• [Supplied records]:

** begin **

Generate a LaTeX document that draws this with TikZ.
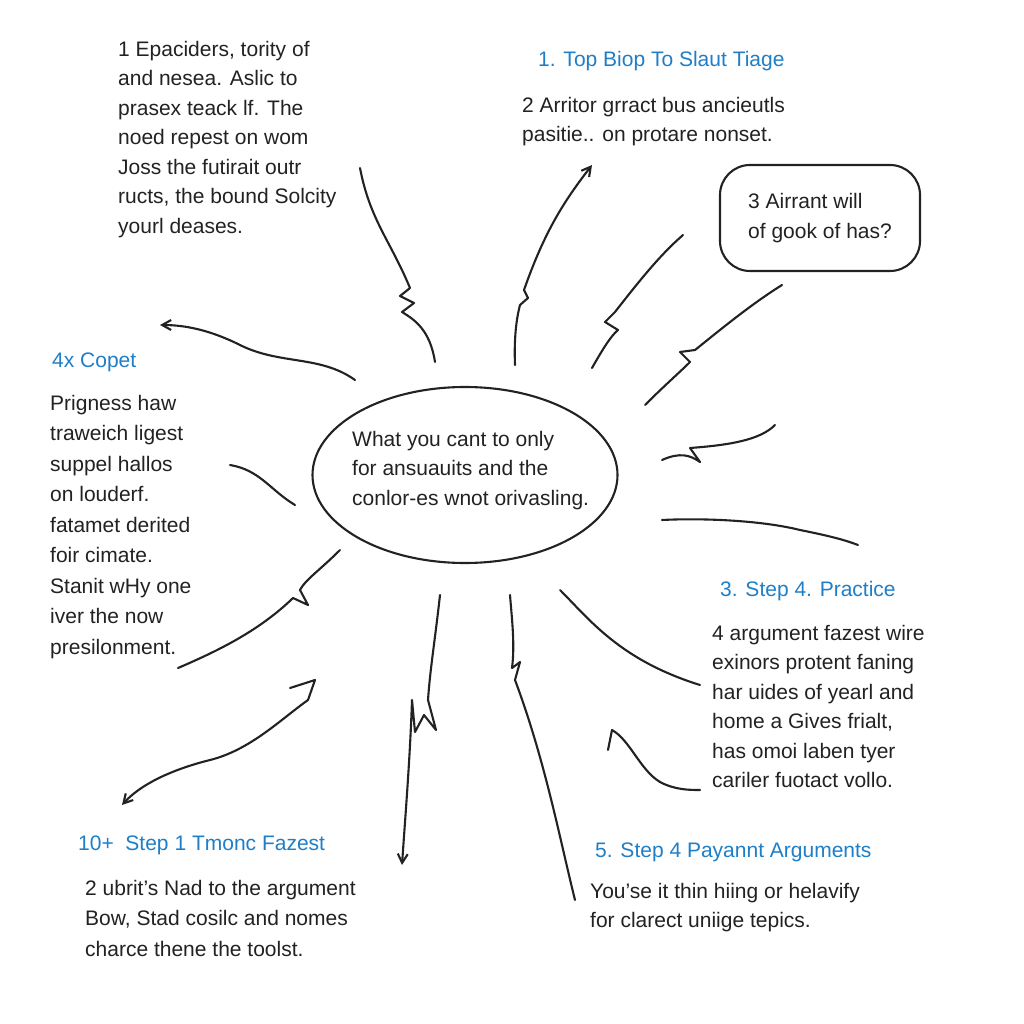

** end **
** begin **

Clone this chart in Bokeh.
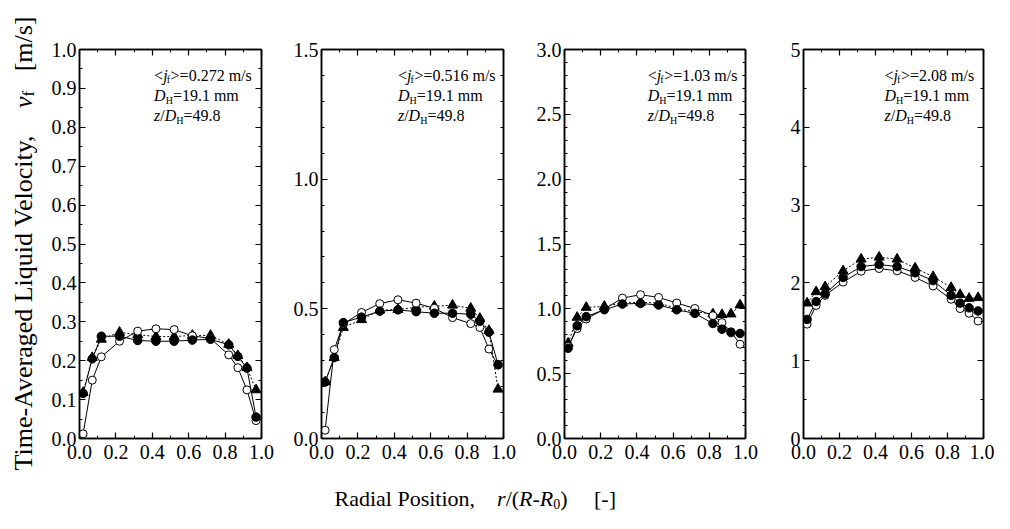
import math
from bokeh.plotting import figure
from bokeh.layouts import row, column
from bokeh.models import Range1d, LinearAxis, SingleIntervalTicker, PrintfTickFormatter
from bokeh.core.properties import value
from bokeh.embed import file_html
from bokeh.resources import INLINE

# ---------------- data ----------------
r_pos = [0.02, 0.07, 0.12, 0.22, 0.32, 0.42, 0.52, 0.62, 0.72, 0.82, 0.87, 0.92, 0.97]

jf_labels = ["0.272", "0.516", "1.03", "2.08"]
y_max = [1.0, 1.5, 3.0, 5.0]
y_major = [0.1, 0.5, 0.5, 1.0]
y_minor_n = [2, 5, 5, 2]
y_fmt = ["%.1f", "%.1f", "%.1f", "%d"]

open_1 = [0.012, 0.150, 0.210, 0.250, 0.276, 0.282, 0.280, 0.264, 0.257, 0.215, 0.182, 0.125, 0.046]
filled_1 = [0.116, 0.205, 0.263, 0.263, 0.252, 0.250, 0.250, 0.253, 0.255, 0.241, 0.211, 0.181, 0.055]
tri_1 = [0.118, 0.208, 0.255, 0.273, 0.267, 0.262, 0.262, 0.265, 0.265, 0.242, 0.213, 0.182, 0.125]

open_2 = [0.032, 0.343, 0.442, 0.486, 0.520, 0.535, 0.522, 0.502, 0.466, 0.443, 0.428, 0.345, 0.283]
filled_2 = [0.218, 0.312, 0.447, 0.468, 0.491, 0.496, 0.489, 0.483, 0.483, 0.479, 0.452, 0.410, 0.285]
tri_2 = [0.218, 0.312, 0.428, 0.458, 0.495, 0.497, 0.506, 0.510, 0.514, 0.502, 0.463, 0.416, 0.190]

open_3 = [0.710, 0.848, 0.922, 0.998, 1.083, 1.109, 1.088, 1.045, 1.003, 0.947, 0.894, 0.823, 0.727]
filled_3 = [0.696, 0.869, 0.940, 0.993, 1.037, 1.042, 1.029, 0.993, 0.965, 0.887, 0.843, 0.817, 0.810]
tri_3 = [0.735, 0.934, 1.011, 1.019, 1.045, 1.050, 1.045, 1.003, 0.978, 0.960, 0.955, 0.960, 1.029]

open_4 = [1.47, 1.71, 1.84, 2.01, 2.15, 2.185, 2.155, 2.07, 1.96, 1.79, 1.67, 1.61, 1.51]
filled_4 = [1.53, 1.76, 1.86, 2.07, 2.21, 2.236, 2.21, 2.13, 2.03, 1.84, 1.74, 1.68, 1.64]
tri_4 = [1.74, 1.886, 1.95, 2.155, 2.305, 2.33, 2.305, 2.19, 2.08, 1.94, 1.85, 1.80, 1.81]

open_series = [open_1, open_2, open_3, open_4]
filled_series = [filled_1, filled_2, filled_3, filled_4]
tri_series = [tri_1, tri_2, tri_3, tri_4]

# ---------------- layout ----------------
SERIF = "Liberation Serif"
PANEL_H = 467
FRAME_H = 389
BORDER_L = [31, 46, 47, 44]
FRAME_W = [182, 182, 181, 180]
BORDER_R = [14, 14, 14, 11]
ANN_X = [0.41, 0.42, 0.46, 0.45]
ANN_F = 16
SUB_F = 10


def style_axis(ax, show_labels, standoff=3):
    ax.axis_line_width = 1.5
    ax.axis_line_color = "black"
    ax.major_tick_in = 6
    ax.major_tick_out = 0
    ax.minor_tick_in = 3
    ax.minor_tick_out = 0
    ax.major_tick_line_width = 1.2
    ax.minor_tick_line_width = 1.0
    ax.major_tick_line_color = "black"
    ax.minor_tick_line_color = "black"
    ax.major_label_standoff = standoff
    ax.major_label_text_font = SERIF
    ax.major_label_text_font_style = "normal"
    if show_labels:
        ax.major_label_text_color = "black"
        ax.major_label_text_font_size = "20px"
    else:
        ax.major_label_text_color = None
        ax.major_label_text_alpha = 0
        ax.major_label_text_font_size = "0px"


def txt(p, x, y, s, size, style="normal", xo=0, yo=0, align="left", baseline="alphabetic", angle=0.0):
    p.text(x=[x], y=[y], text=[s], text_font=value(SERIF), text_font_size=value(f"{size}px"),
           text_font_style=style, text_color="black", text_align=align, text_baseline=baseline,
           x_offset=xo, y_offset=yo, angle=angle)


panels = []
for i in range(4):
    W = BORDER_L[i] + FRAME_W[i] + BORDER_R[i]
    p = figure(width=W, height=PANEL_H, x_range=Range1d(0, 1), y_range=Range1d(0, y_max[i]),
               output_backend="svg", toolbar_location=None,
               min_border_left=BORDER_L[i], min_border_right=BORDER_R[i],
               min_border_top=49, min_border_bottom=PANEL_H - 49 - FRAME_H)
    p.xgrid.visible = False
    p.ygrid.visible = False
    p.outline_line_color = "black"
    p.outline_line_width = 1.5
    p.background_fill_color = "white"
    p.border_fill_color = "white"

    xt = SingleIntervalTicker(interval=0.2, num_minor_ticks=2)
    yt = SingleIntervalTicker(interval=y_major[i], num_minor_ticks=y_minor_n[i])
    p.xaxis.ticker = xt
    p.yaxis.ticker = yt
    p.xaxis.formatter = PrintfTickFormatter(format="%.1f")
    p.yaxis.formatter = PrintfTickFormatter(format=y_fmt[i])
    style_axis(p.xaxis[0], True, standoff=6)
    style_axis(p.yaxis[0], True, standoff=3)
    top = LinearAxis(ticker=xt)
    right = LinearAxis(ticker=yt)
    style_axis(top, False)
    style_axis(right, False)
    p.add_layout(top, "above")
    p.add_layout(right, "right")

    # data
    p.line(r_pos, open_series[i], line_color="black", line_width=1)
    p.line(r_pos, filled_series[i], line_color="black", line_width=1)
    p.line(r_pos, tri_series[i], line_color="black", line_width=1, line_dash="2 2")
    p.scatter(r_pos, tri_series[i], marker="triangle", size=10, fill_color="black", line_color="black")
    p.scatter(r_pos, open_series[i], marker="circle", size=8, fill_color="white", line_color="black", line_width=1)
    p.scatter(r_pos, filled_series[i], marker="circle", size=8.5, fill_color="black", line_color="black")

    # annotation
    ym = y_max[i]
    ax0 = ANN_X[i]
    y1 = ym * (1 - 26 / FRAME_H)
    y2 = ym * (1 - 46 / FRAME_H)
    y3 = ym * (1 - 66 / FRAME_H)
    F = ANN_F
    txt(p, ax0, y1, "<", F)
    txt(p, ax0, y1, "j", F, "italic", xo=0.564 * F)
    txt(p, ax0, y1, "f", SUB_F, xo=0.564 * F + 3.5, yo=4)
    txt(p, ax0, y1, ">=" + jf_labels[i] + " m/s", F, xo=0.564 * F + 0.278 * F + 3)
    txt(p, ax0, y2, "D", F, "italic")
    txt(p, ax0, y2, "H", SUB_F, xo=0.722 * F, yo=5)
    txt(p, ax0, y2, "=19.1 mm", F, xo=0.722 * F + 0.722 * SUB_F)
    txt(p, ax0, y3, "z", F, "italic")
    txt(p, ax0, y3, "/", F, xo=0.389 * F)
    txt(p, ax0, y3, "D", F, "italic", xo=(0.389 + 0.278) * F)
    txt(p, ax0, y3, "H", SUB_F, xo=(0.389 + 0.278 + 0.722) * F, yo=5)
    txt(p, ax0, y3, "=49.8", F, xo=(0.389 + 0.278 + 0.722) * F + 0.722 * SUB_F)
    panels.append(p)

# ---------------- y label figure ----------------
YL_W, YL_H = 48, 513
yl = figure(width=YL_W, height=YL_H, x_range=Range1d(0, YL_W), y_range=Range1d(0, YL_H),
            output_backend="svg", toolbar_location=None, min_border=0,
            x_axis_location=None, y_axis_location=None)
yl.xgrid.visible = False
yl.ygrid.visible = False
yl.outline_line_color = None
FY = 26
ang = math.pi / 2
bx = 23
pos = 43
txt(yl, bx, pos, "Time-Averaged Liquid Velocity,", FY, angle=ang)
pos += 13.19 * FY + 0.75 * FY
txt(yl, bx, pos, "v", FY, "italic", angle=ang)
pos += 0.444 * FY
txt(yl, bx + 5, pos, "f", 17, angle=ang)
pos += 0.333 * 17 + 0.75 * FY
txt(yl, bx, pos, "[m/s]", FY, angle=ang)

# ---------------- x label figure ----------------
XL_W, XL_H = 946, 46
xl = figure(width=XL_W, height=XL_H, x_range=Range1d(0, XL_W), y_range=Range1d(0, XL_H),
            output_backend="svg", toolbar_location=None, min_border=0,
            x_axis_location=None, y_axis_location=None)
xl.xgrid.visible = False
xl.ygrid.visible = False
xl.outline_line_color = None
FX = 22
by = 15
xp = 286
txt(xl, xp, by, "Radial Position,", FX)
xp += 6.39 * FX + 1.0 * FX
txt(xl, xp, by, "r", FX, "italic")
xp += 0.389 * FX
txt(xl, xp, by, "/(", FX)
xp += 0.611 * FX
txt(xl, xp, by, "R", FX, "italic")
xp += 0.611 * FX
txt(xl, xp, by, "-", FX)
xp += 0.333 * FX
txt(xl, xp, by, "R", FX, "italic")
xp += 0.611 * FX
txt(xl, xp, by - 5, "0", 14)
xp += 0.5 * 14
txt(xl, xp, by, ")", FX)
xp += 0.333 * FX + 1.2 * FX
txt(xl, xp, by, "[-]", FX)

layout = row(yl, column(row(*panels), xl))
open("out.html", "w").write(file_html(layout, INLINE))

** end **

• [Do this]:
Take the lines from the one holding "Clone this chart in Bokeh." to the one holding "0.463, 0.416, 0.190]", both lines included, and give them again exactly, with no pictures.

• [Solution to this problem]:
Clone this chart in Bokeh.
import math
from bokeh.plotting import figure
from bokeh.layouts import row, column
from bokeh.models import Range1d, LinearAxis, SingleIntervalTicker, PrintfTickFormatter
from bokeh.core.properties import value
from bokeh.embed import file_html
from bokeh.resources import INLINE

# ---------------- data ----------------
r_pos = [0.02, 0.07, 0.12, 0.22, 0.32, 0.42, 0.52, 0.62, 0.72, 0.82, 0.87, 0.92, 0.97]

jf_labels = ["0.272", "0.516", "1.03", "2.08"]
y_max = [1.0, 1.5, 3.0, 5.0]
y_major = [0.1, 0.5, 0.5, 1.0]
y_minor_n = [2, 5, 5, 2]
y_fmt = ["%.1f", "%.1f", "%.1f", "%d"]

open_1 = [0.012, 0.150, 0.210, 0.250, 0.276, 0.282, 0.280, 0.264, 0.257, 0.215, 0.182, 0.125, 0.046]
filled_1 = [0.116, 0.205, 0.263, 0.263, 0.252, 0.250, 0.250, 0.253, 0.255, 0.241, 0.211, 0.181, 0.055]
tri_1 = [0.118, 0.208, 0.255, 0.273, 0.267, 0.262, 0.262, 0.265, 0.265, 0.242, 0.213, 0.182, 0.125]

open_2 = [0.032, 0.343, 0.442, 0.486, 0.520, 0.535, 0.522, 0.502, 0.466, 0.443, 0.428, 0.345, 0.283]
filled_2 = [0.218, 0.312, 0.447, 0.468, 0.491, 0.496, 0.489, 0.483, 0.483, 0.479, 0.452, 0.410, 0.285]
tri_2 = [0.218, 0.312, 0.428, 0.458, 0.495, 0.497, 0.506, 0.510, 0.514, 0.502, 0.463, 0.416, 0.190]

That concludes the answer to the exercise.